General characteristics
- Class & type: LST-491-class tank landing ship; Aristaeus-class battle damage repair ship;
- Displacement: 1,781 long tons (1,810 t) (light); 4,100 long tons (4,200 t) (full);
- Length: 328 ft (100 m) oa
- Beam: 50 ft (15 m)
- Draft: 11 ft 2 in (3.40 m)
- Installed power: 2 × 900 hp (670 kW) Electro-Motive Diesel 12-567A diesel engines; 1,700 shp (1,300 kW);
- Propulsion: 1 × Falk main reduction gears; 2 × Propellers;
- Speed: 11.6 kn (21.5 km/h; 13.3 mph)
- Complement: 20 officers, 234 enlisted men
- Armament: 1 × 3 in (76 mm)/50 caliber gun; 2 × quad 40 mm (1.57 in) Bofors guns ; 8 × 20 mm (0.79 in) Oerlikon cannons;

Service record
- Operations: Leyte landings (5–18 October, 12–29 November 1944)
- Awards: Combat Action Ribbon; American Campaign Medal; Asiatic–Pacific Campaign Medal; World War II Victory Medal; Philippine Republic Presidential Unit Citation; Philippine Liberation Medal;

= USS Midas =

WWII repair ship

USS Midas (ARB-5) was planned as a United States Navy , but was redesignated as one of twelve Aristaeus-class battle damage repair ships built for the United States Navy during World War II. Named for Midas (in Greek mythology, the king of Phrygia, whose touch turned all to gold), she was the only US Naval vessel to bear the name.

==Construction==
Laid down as LST-514 on 31 August 1943, by the Chicago Bridge & Iron Company of Seneca, Illinois; reclassified and named Midas (ARB‑5) 3 November 1943; launched 24 December 1943; sponsored by Mrs.
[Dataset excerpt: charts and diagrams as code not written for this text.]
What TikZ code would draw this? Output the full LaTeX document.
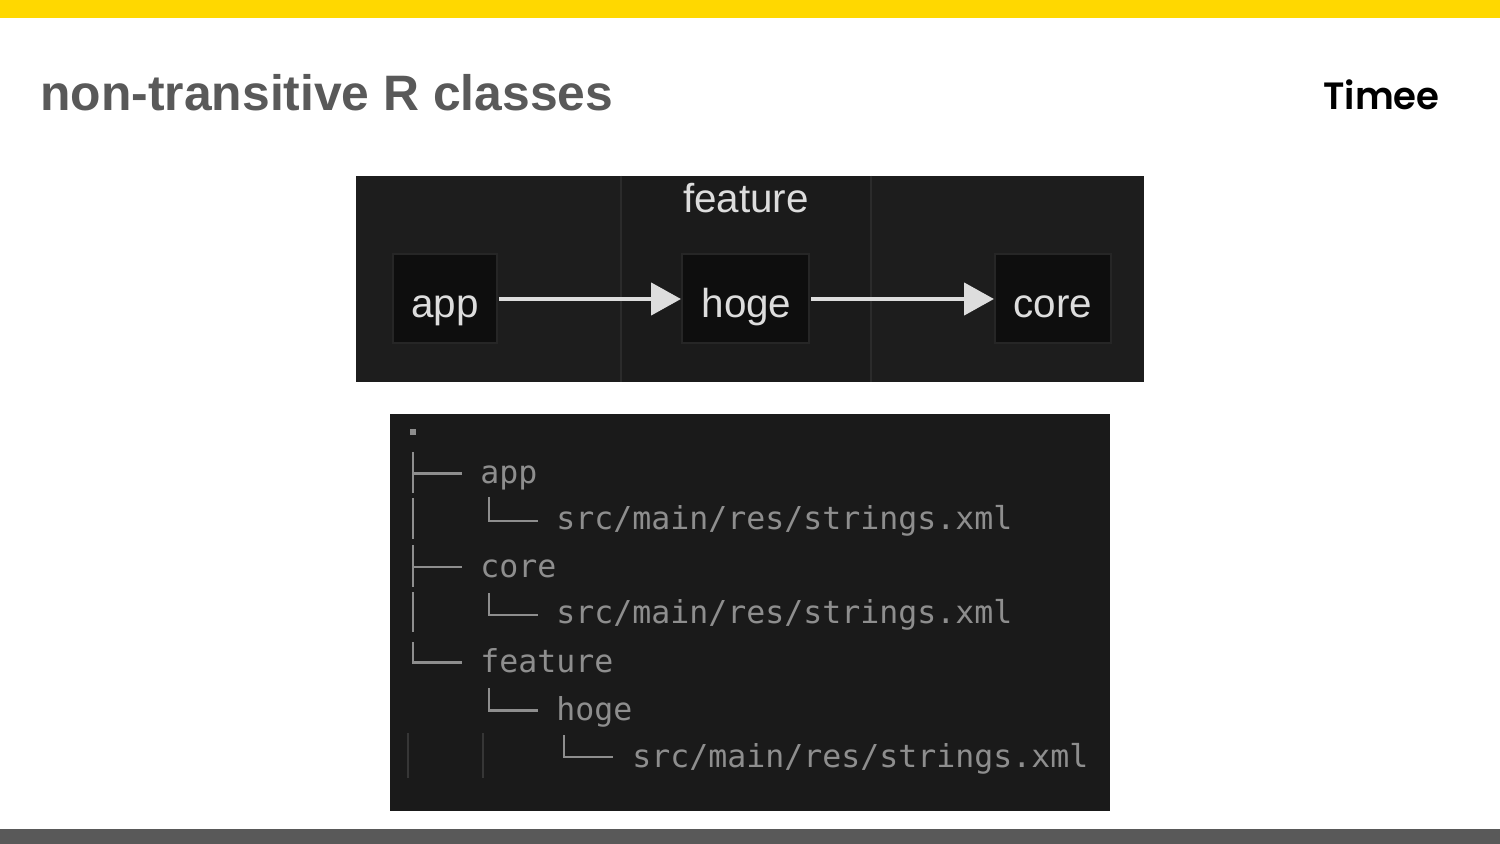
\documentclass[tikz,border=0pt]{standalone}
\usepackage{fontspec}
\setmainfont{Liberation Sans}
\newfontfamily\treefont{DejaVu Sans Mono}
\newfontfamily\logofont{Poppins SemiBold}
\usetikzlibrary{arrows.meta}
\definecolor{barY}{HTML}{FFD800}
\definecolor{slate}{HTML}{595959}
\definecolor{panelA}{HTML}{1D1D1D}
\definecolor{panelB}{HTML}{1B1B1B}
\definecolor{panelC}{HTML}{1A1A1A}
\definecolor{seam}{HTML}{2B2B2B}
\definecolor{boxfill}{HTML}{0E0E0E}
\definecolor{boxline}{HTML}{262626}
\definecolor{light}{HTML}{DDDDDD}
\definecolor{treetext}{HTML}{8E8E8E}
\definecolor{faint}{HTML}{363636}
\tikzset{
  modbox/.style={draw=boxline,line width=1pt,fill=boxfill,text=light,inner sep=0pt,
    font=\fontsize{20.2}{24}\selectfont,text height=20.2pt,text depth=1.7pt,align=center},
  dep/.style={draw=light,line width=2.3pt,-{Triangle[length=15pt,width=16pt]},shorten <=0.5pt},
  treelabel/.style={anchor=base west,inner sep=0pt,text=treetext,font=\treefont\fontsize{15.78}{18}\selectfont},
  treeline/.style={draw=treetext,line width=1.4pt},
  faintline/.style={draw=faint,line width=0.7pt}
}
\begin{document}
\begin{tikzpicture}[x=0.5pt,y=-0.5pt]
\useasboundingbox (0,0) rectangle (1500,844);
\fill[white] (0,0) rectangle (1500,844);
\fill[barY] (0,0) rectangle (1500,18);
\fill[slate] (0,829) rectangle (1500,844);
\node[anchor=base west,inner sep=0pt,text=slate,font=\bfseries\fontsize{24.9}{30}\selectfont] (title) at (40,111) {non-transitive R classes};
\node[anchor=base west,inner sep=0pt,text=black,xscale=0.975,font=\logofont\fontsize{19}{24}\selectfont] (logo) at (1323,109.5) {Timee};
% upper panel
\fill[panelA] (356,176) rectangle (1144,382);
\fill[panelB] (621,176) rectangle (871,382);
\draw[seam,line width=0.7pt] (621,176) -- (621,382) (871,176) -- (871,382);
\node[anchor=base,inner sep=0pt,text=light,font=\fontsize{20.2}{24}\selectfont] (feature) at (746,213) {feature};
\node[modbox,minimum width=52pt,minimum height=44.5pt] (app) at (445,299) {app};
\node[modbox,minimum width=63.5pt,minimum height=44.5pt] (hoge) at (745.5,299) {\hspace{1pt}hoge};
\node[modbox,minimum width=58pt,minimum height=44.5pt] (core) at (1053,299) {core};
\draw[dep] (app) -- (hoge);
\draw[dep] (hoge) -- (core);
% lower panel
\fill[panelC] (390,414) rectangle (1110,811);
\fill[treetext] (409.5,429) rectangle (415.5,435);
\draw[treeline] (413,452) -- (413,493) (413,473.5) -- (462,473.5);
\draw[treeline] (413,498) -- (413,539);
\draw[treeline] (413,545) -- (413,587) (413,567) -- (462,567);
\draw[treeline] (413,592) -- (413,632);
\draw[treeline] (413,642) -- (413,662.5) -- (462,662.5);
\draw[treeline] (489,497) -- (489,521) -- (538,521);
\draw[treeline] (489,593) -- (489,615) -- (538,615);
\draw[treeline] (489,688) -- (489,710.5) -- (538,710.5);
\draw[treeline] (564,735) -- (564,757) -- (613,757);
\draw[faintline] (408,733) -- (408,778) (483,733) -- (483,778);
\node[treelabel] (tapp) at (480,484) {app};
\node[treelabel] (tappsrc) at (556,530) {src/main/res/strings.xml};
\node[treelabel] (tcore) at (480,577.5) {core};
\node[treelabel] (tcoresrc) at (556,624) {src/main/res/strings.xml};
\node[treelabel] (tfeature) at (480,672.5) {feature};
\node[treelabel] (thoge) at (556,720) {hoge};
\node[treelabel] (thogesrc) at (632,767) {src/main/res/strings.xml};
\end{tikzpicture}
\end{document}
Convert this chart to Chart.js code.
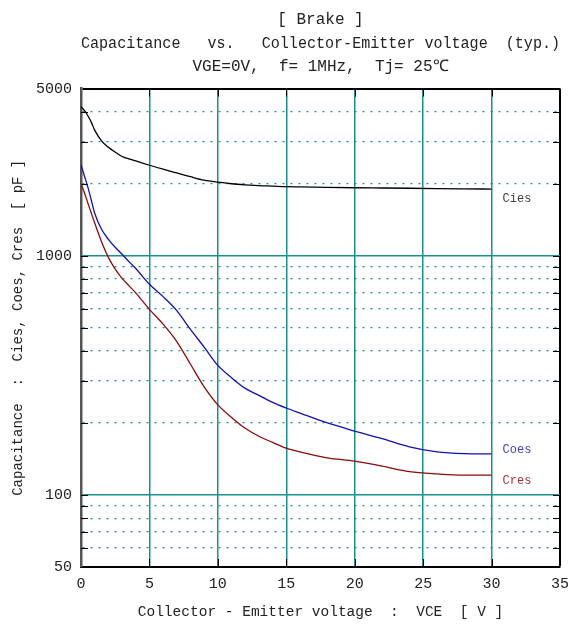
<!DOCTYPE html>
<html>
<head>
<meta charset="utf-8">
<script src="https://cdn.jsdelivr.net/npm/chart.js@4.4.1/dist/chart.umd.min.js"></script>
<style>
  html, body { margin: 0; padding: 0; background: #fff; }
</style>
</head>
<body>
<canvas id="chart" width="571" height="624"></canvas>
<script>
// data
const vce  = [0, 0.25, 0.5, 0.75, 1, 1.5, 2, 2.5, 3, 3.5, 4, 5, 6, 7, 8, 9, 10, 11, 12, 13, 14, 15, 16, 18, 20, 22, 24, 26, 28, 30];
const cies = [4200, 4050, 3850, 3620, 3350, 3020, 2840, 2710, 2600, 2540, 2490, 2390, 2300, 2220, 2140, 2070, 2030, 2000, 1980, 1965, 1955, 1945, 1940, 1932, 1925, 1920, 1915, 1910, 1905, 1900];
const coes = [2400, 2155, 1935, 1710, 1505, 1290, 1172, 1085, 1015, 945, 885, 760, 675, 590, 492, 415, 348, 309, 279, 261, 244, 231, 220, 200, 185, 172, 159, 151.5, 149, 148.6];
const cres = [2000, 1835, 1662, 1510, 1370, 1145, 985, 880, 805, 750, 700, 597, 518, 438, 352, 283, 238, 211, 190, 176, 166, 157, 151.5, 143, 138.5, 132, 125.3, 122.5, 121, 121];

const seriesNames  = ['Cies', 'Coes', 'Cres'];
const seriesColors = ['#000000', '#1010b4', '#8c0a0a'];
const labelColors  = ['#404040', '#4040c8', '#a03434'];

const xTicks  = [0, 5, 10, 15, 20, 25, 30, 35];
const yTicks  = [50, 60, 70, 80, 90, 100, 200, 300, 400, 500, 600, 700, 800, 900, 1000, 2000, 3000, 4000, 5000];
const yLabels = [50, 100, 1000, 5000];
const yMajor  = [100, 1000];

const titleLines = ['[ Brake ]', 'Capacitance   vs.   Collector-Emitter voltage  (typ.)', 'VGE=0V,  f= 1MHz,  Tj= 25\u2103'];
const xTitle = 'Collector - Emitter voltage  :  VCE  [ V ]';
const yTitle = 'Capacitance  :  Cies, Coes, Cres  [ pF ]';

const TEAL = '#1a8f8f';
const MONO = "'Liberation Mono', 'DejaVu Sans Mono', monospace";

Chart.defaults.font.family = MONO;
Chart.defaults.color = '#222';

// short black ticks pointing into the plot, like the datasheet frame
const innerTicks = {
  id: 'innerTicks',
  beforeDatasetsDraw(chart) {
    const {ctx, chartArea: a, scales: {x, y}} = chart;
    ctx.save();
    ctx.strokeStyle = '#000';
    ctx.lineWidth = 1;
    ctx.beginPath();
    y.ticks.forEach(t => {
      if (t.value === 50 || t.value === 5000) return;
      const py = Math.round(y.getPixelForValue(t.value)) + 0.5;
      ctx.moveTo(a.left, py); ctx.lineTo(a.left + 7, py);
      ctx.moveTo(a.right - 7, py); ctx.lineTo(a.right, py);
    });
    x.ticks.forEach(t => {
      if (t.value === 0 || t.value === 35) return;
      const px = Math.round(x.getPixelForValue(t.value)) + 0.5;
      ctx.moveTo(px, a.top); ctx.lineTo(px, a.top + 8);
      ctx.moveTo(px, a.bottom - 8); ctx.lineTo(px, a.bottom);
    });
    ctx.stroke();
    ctx.restore();
  }
};

// curve names next to the last point of each curve
const endLabels = {
  id: 'endLabels',
  afterDatasetsDraw(chart, args, opts) {
    const ctx = chart.ctx;
    ctx.save();
    ctx.font = '12px ' + MONO;
    ctx.textAlign = 'left';
    ctx.textBaseline = 'middle';
    chart.data.datasets.forEach((ds, i) => {
      const pts = chart.getDatasetMeta(i).data;
      const last = pts[pts.length - 1];
      ctx.fillStyle = labelColors[i];
      ctx.fillText(ds.label, last.x + opts.dx, last.y + opts.dy[i]);
    });
    ctx.restore();
  }
};

const toPoints = arr => vce.map((v, i) => ({x: v, y: arr[i]}));

new Chart(document.getElementById('chart'), {
  type: 'line',
  data: {
    datasets: [cies, coes, cres].map((arr, i) => ({
      label: seriesNames[i],
      data: toPoints(arr),
      borderColor: seriesColors[i],
      borderWidth: 1.3,
      pointRadius: 0,
      cubicInterpolationMode: 'monotone',
      fill: false
    }))
  },
  options: {
    responsive: false,
    animation: false,
    layout: { padding: { left: 0, right: 11, top: 0, bottom: 0 } },
    plugins: {
      legend: { display: false },
      tooltip: { enabled: false },
      title: {
        display: true,
        fullSize: false,
        text: titleLines,
        color: '#222',
        font: { size: 16, weight: 'normal', lineHeight: 1.47 },
        padding: { top: 8, bottom: 10 }
      },
      endLabels: { dx: 11, dy: [10, -4, 6] }
    },
    scales: {
      x: {
        type: 'linear',
        min: 0,
        max: 35,
        afterBuildTicks: s => { s.ticks = xTicks.map(v => ({value: v})); },
        afterFit: s => { s.height = 57; s.paddingLeft = 0; s.paddingRight = 0; },
        ticks: { padding: 8, font: { size: 15 }, color: '#222', maxRotation: 0 },
        grid: {
          drawTicks: false,
          color: c => (c.tick && c.tick.value === 35) ? '#000' : TEAL,
          lineWidth: c => (c.tick && c.tick.value === 35) ? 2 : 1.5
        },
        border: { color: '#000', width: 2 },
        title: { display: true, text: xTitle, font: { size: 14.5 }, color: '#222', padding: { top: 0, bottom: 3 } }
      },
      y: {
        type: 'logarithmic',
        min: 50,
        max: 5000,
        afterBuildTicks: s => { s.ticks = yTicks.map(v => ({value: v})); },
        afterFit: s => { s.width = 81; },
        ticks: {
          padding: 9,
          font: { size: 15 },
          color: '#222',
          autoSkip: false,
          callback: v => yLabels.includes(v) ? String(v) : ''
        },
        grid: {
          drawTicks: false,
          color: c => {
            const v = c.tick && c.tick.value;
            return v === 5000 ? '#000' : TEAL;
          },
          lineWidth: c => {
            const v = c.tick && c.tick.value;
            if (v === 5000) return 2;
            return yMajor.includes(v) ? 1.5 : 1.2;
          }
        },
        border: {
          color: '#555',
          width: 2.5,
          dash: c => {
            const v = c.tick && c.tick.value;
            if (v === undefined || v === 5000 || v === 50 || yMajor.includes(v)) return [];
            return [2, 6];
          }
        },
        title: { display: true, text: yTitle, font: { size: 14 }, color: '#222', padding: { top: 10, bottom: 0 } }
      }
    }
  },
  plugins: [innerTicks, endLabels]
});
</script>
</body>
</html>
Frederick J. Miller; converted by the Maryland Drydock Company for service as a battle damage repair ship; and commissioned on 23 May 1944, at Baltimore, Maryland.

==Service history==
Midas got underway for the Pacific, departing Norfolk, Virginia, on 25 June 1944. She arrived off New Guinea on 26 August, having repaired ships in the Society Islands and New Caledonia en route. She continued to operate along the northern coast of New Guinea until late in October, when ordered to the Philippines, arriving on 12 November, as the first 7th Fleet repair ship at San Pedro, Leyte.

During her stay she witnessed numerous air attacks. She shot down an aircraft on 27 November, and she repaired ships of all types, readying them for further operations in the Philippines. After 25 May 1945, she continued her battle damage and routine repair work from Guiuan Roadstead, Samar, in the Philippine Islands. With the end of the war, Midas centered more on mine damaged hulls. Short handed as a result of men transferred for discharge, she steamed for home on 10 December, arriving San Francisco on 17 January 1946.

==Post-war service==
Midas served in the 12th Naval District until transferred to San Diego in May. The repair ship was placed in reserve, in commission, on 30 November 1946, as part of the 19th Fleet. She was decommissioned on 17 January 1947. Transferred to the Maritime Commission (MARCOM) for lay up in the National Defense Reserve Fleet, Suisun Bay, California. She was struck from the Naval Vessel Register on 15 April 1976. Disposed of by MARAD sale on 19 November 1980, sold to Colombia, and retained her name, Midas.

==Awards==
Midas received one battle stars for World War II service.